## Work to complete:
Output the material beneath exactly, leaving nothing out.

## Data extract:
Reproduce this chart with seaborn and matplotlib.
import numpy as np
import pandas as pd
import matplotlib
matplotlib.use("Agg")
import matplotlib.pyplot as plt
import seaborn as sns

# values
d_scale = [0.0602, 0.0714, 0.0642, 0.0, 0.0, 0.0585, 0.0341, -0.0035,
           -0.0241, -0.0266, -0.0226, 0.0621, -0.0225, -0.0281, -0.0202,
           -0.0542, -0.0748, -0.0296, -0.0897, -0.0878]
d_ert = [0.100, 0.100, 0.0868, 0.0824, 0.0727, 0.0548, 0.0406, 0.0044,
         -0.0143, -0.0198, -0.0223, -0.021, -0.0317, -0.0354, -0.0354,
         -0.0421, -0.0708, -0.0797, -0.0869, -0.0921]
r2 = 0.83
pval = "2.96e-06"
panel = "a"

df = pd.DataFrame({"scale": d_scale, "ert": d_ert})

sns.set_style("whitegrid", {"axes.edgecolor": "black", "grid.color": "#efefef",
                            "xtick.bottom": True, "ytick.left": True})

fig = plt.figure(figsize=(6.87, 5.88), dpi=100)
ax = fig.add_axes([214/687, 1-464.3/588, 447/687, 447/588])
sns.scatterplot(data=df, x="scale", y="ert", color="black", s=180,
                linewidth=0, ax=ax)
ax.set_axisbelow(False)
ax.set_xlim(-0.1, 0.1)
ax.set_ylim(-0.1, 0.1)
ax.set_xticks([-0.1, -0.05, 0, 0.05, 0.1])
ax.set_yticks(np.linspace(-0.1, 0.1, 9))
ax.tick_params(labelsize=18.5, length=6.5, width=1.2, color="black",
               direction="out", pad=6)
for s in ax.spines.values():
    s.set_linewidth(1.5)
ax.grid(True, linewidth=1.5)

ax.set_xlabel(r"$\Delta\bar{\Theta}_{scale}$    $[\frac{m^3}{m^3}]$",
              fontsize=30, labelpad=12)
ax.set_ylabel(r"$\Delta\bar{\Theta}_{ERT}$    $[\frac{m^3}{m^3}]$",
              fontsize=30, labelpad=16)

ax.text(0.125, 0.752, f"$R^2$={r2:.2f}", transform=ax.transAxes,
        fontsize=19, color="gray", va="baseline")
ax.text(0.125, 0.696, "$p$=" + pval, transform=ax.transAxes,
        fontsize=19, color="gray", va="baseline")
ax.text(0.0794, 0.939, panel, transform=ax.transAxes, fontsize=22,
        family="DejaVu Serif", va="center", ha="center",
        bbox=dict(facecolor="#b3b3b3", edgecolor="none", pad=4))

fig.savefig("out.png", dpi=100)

## Output for this exercise:
Reproduce this chart with seaborn and matplotlib.
import numpy as np
import pandas as pd
import matplotlib
matplotlib.use("Agg")
import matplotlib.pyplot as plt
import seaborn as sns

# values
d_scale = [0.0602, 0.0714, 0.0642, 0.0, 0.0, 0.0585, 0.0341, -0.0035,
           -0.0241, -0.0266, -0.0226, 0.0621, -0.0225, -0.0281, -0.0202,
           -0.0542, -0.0748, -0.0296, -0.0897, -0.0878]
d_ert = [0.100, 0.100, 0.0868, 0.0824, 0.0727, 0.0548, 0.0406, 0.0044,
         -0.0143, -0.0198, -0.0223, -0.021, -0.0317, -0.0354, -0.0354,
         -0.0421, -0.0708, -0.0797, -0.0869, -0.0921]
r2 = 0.83
pval = "2.96e-06"
panel = "a"

df = pd.DataFrame({"scale": d_scale, "ert": d_ert})

sns.set_style("whitegrid", {"axes.edgecolor": "black", "grid.color": "#efefef",
                            "xtick.bottom": True, "ytick.left": True})

fig = plt.figure(figsize=(6.87, 5.88), dpi=100)
ax = fig.add_axes([214/687, 1-464.3/588, 447/687, 447/588])
sns.scatterplot(data=df, x="scale", y="ert", color="black", s=180,
                linewidth=0, ax=ax)
ax.set_axisbelow(False)
ax.set_xlim(-0.1, 0.1)
ax.set_ylim(-0.1, 0.1)
ax.set_xticks([-0.1, -0.05, 0, 0.05, 0.1])
ax.set_yticks(np.linspace(-0.1, 0.1, 9))
ax.tick_params(labelsize=18.5, length=6.5, width=1.2, color="black",
               direction="out", pad=6)
for s in ax.spines.values():
    s.set_linewidth(1.5)
ax.grid(True, linewidth=1.5)

ax.set_xlabel(r"$\Delta\bar{\Theta}_{scale}$    $[\frac{m^3}{m^3}]$",
              fontsize=30, labelpad=12)
ax.set_ylabel(r"$\Delta\bar{\Theta}_{ERT}$    $[\frac{m^3}{m^3}]$",
              fontsize=30, labelpad=16)

ax.text(0.125, 0.752, f"$R^2$={r2:.2f}", transform=ax.transAxes,
        fontsize=19, color="gray", va="baseline")
ax.text(0.125, 0.696, "$p$=" + pval, transform=ax.transAxes,
        fontsize=19, color="gray", va="baseline")
ax.text(0.0794, 0.939, panel, transform=ax.transAxes, fontsize=22,
        family="DejaVu Serif", va="center", ha="center",
        bbox=dict(facecolor="#b3b3b3", edgecolor="none", pad=4))

fig.savefig("out.png", dpi=100)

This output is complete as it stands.